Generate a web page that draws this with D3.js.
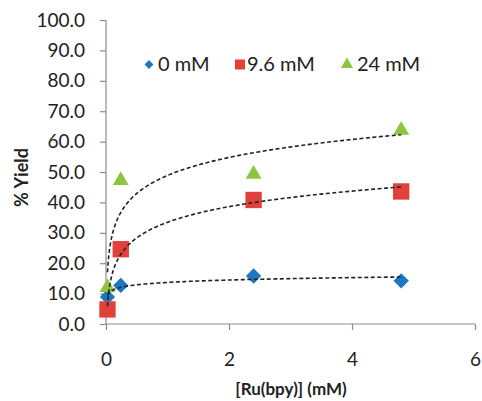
<!DOCTYPE html>
<html>
<head>
<meta charset="utf-8">
<script src="https://cdn.jsdelivr.net/npm/d3@7"></script>
<style>
  body { margin: 0; background: #fff; }
  svg text { font-family: Lato, "Open Sans", sans-serif; fill: #222; }
</style>
</head>
<body>
<svg id="chart" width="482" height="401"></svg>
<script>
// [Ru(bpy)] concentration (mM)
const ruConc = [0.024, 0.24, 2.4, 4.8];
// % yield per series
const yield0 = [8.9, 12.7, 15.8, 14.2];
const yield96 = [4.8, 24.6, 40.8, 43.6];
const yield24 = [12.0, 47.2, 49.3, 63.8];
const seriesNames = ["0 mM", "9.6 mM", "24 mM"];
const yTicks = [0, 10, 20, 30, 40, 50, 60, 70, 80, 90, 100];
const xTicks = [0, 2, 4, 6];

const series = [
  {name: seriesNames[0], values: yield0, color: "#1b77c5", shape: d3.symbolDiamond2, size: 150, legSize: 50},
  {name: seriesNames[1], values: yield96, color: "#e1403b", shape: d3.symbolSquare2, size: 340, legSize: 127},
  {name: seriesNames[2], values: yield24, color: "#8cc63f", shape: d3.symbolTriangle2, size: 180, legSize: 105}
];

let svg = d3.select("#chart");
let x = d3.scaleLinear().domain([0, 6]).range([106, 475]);
let y = d3.scaleLinear().domain([0, 100]).range([324, 20]);

// axes
let yAxis = svg.append("g").attr("transform", "translate(106,0)")
  .call(d3.axisLeft(y).tickValues(yTicks).tickFormat(d3.format(".1f")).tickSize(6).tickPadding(15));
let xAxis = svg.append("g").attr("transform", "translate(0,324)")
  .call(d3.axisBottom(x).tickValues(xTicks).tickFormat(d3.format("d")).tickSize(6).tickPadding(23));
[xAxis, yAxis].forEach(function(a){
  a.selectAll("path, line").attr("stroke", "#8c8c8c").attr("stroke-width", 1.2);
  a.selectAll("text").style("font-size", "19px").attr("fill", "#222");
});
xAxis.select(".domain").attr("d", "M106,0H475");
yAxis.select(".domain").attr("d", "M0,20V324");

// markers
series.forEach(function(s){
  svg.append("g").selectAll("path").data(s.values).enter().append("path")
    .attr("transform", (d, i) => "translate(" + x(ruConc[i]) + "," + y(d) + ")")
    .attr("d", d3.symbol().type(s.shape).size(s.size))
    .attr("fill", s.color);
});

// log trendlines (least squares fit on ln x), drawn over the markers
function logFit(xs, ys){
  let lx = xs.map(Math.log);
  let mx = d3.mean(lx), my = d3.mean(ys);
  let a = d3.sum(lx, (v, i) => (v - mx) * (ys[i] - my)) / d3.sum(lx, v => (v - mx) * (v - mx));
  return v => my + a * (Math.log(v) - mx);
}
let line = d3.line().x(d => x(d[0])).y(d => y(d[1]));
series.forEach(function(s){
  let f = logFit(ruConc, s.values);
  let lo = d3.min(ruConc), hi = d3.max(ruConc);
  let pts = d3.range(0, 201).map(i => lo * Math.pow(hi / lo, i / 200)).map(v => [v, f(v)]);
  svg.append("path").attr("d", line(pts)).attr("fill", "none")
    .attr("stroke", "#222").attr("stroke-width", 1.6).attr("stroke-dasharray", "4,2.5");
});

// legend
let legX = [149, 240, 347];
let legText = [158, 247, 357];
series.forEach(function(s, i){
  svg.append("path").attr("transform", "translate(" + legX[i] + ",64.5)")
    .attr("d", d3.symbol().type(s.shape).size(s.legSize)).attr("fill", s.color);
  svg.append("text").attr("x", legText[i]).attr("y", 71).style("font-size", "20px").text(s.name);
});

// axis titles
svg.append("text").attr("transform", "translate(28,177.5) rotate(-90)")
  .attr("text-anchor", "middle").style("font-size", "18px").style("font-weight", "bold").text("% Yield");
svg.append("text").attr("x", 291).attr("y", 395)
  .attr("text-anchor", "middle").style("font-size", "17px").style("font-weight", "bold").text("[Ru(bpy)] (mM)");
</script>
</body>
</html>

# What needs to be done:
Would you set down the listing exactly, omitting pictures?

# Output:
Generate a web page that draws this with D3.js.
<!DOCTYPE html>
<html>
<head>
<meta charset="utf-8">
<script src="https://cdn.jsdelivr.net/npm/d3@7"></script>
<style>
  body { margin: 0; background: #fff; }
  svg text { font-family: Lato, "Open Sans", sans-serif; fill: #222; }
</style>
</head>
<body>
<svg id="chart" width="482" height="401"></svg>
<script>
// [Ru(bpy)] concentration (mM)
const ruConc = [0.024, 0.24, 2.4, 4.8];
// % yield per series
const yield0 = [8.9, 12.7, 15.8, 14.2];
const yield96 = [4.8, 24.6, 40.8, 43.6];
const yield24 = [12.0, 47.2, 49.3, 63.8];
const seriesNames = ["0 mM", "9.6 mM", "24 mM"];
const yTicks = [0, 10, 20, 30, 40, 50, 60, 70, 80, 90, 100];
const xTicks = [0, 2, 4, 6];

const series = [
  {name: seriesNames[0], values: yield0, color: "#1b77c5", shape: d3.symbolDiamond2, size: 150, legSize: 50},
  {name: seriesNames[1], values: yield96, color: "#e1403b", shape: d3.symbolSquare2, size: 340, legSize: 127},
  {name: seriesNames[2], values: yield24, color: "#8cc63f", shape: d3.symbolTriangle2, size: 180, legSize: 105}
];

let svg = d3.select("#chart");
let x = d3.scaleLinear().domain([0, 6]).range([106, 475]);
let y = d3.scaleLinear().domain([0, 100]).range([324, 20]);

// axes
let yAxis = svg.append("g").attr("transform", "translate(106,0)")
  .call(d3.axisLeft(y).tickValues(yTicks).tickFormat(d3.format(".1f")).tickSize(6).tickPadding(15));
let xAxis = svg.append("g").attr("transform", "translate(0,324)")
  .call(d3.axisBottom(x).tickValues(xTicks).tickFormat(d3.format("d")).tickSize(6).tickPadding(23));
[xAxis, yAxis].forEach(function(a){
  a.selectAll("path, line").attr("stroke", "#8c8c8c").attr("stroke-width", 1.2);
  a.selectAll("text").style("font-size", "19px").attr("fill", "#222");
});
xAxis.select(".domain").attr("d", "M106,0H475");
yAxis.select(".domain").attr("d", "M0,20V324");

// markers
series.forEach(function(s){
  svg.append("g").selectAll("path").data(s.values).enter().append("path")
    .attr("transform", (d, i) => "translate(" + x(ruConc[i]) + "," + y(d) + ")")
    .attr("d", d3.symbol().type(s.shape).size(s.size))
    .attr("fill", s.color);
});

// log trendlines (least squares fit on ln x), drawn over the markers
function logFit(xs, ys){
  let lx = xs.map(Math.log);
  let mx = d3.mean(lx), my = d3.mean(ys);
  let a = d3.sum(lx, (v, i) => (v - mx) * (ys[i] - my)) / d3.sum(lx, v => (v - mx) * (v - mx));
  return v => my + a * (Math.log(v) - mx);
}
let line = d3.line().x(d => x(d[0])).y(d => y(d[1]));
series.forEach(function(s){
  let f = logFit(ruConc, s.values);
  let lo = d3.min(ruConc), hi = d3.max(ruConc);
  let pts = d3.range(0, 201).map(i => lo * Math.pow(hi / lo, i / 200)).map(v => [v, f(v)]);
  svg.append("path").attr("d", line(pts)).attr("fill", "none")
    .attr("stroke", "#222").attr("stroke-width", 1.6).attr("stroke-dasharray", "4,2.5");
});

// legend
let legX = [149, 240, 347];
let legText = [158, 247, 357];
series.forEach(function(s, i){
  svg.append("path").attr("transform", "translate(" + legX[i] + ",64.5)")
    .attr("d", d3.symbol().type(s.shape).size(s.legSize)).attr("fill", s.color);
  svg.append("text").attr("x", legText[i]).attr("y", 71).style("font-size", "20px").text(s.name);
});

// axis titles
svg.append("text").attr("transform", "translate(28,177.5) rotate(-90)")
  .attr("text-anchor", "middle").style("font-size", "18px").style("font-weight", "bold").text("% Yield");
svg.append("text").attr("x", 291).attr("y", 395)
  .attr("text-anchor", "middle").style("font-size", "17px").style("font-weight", "bold").text("[Ru(bpy)] (mM)");
</script>
</body>
</html>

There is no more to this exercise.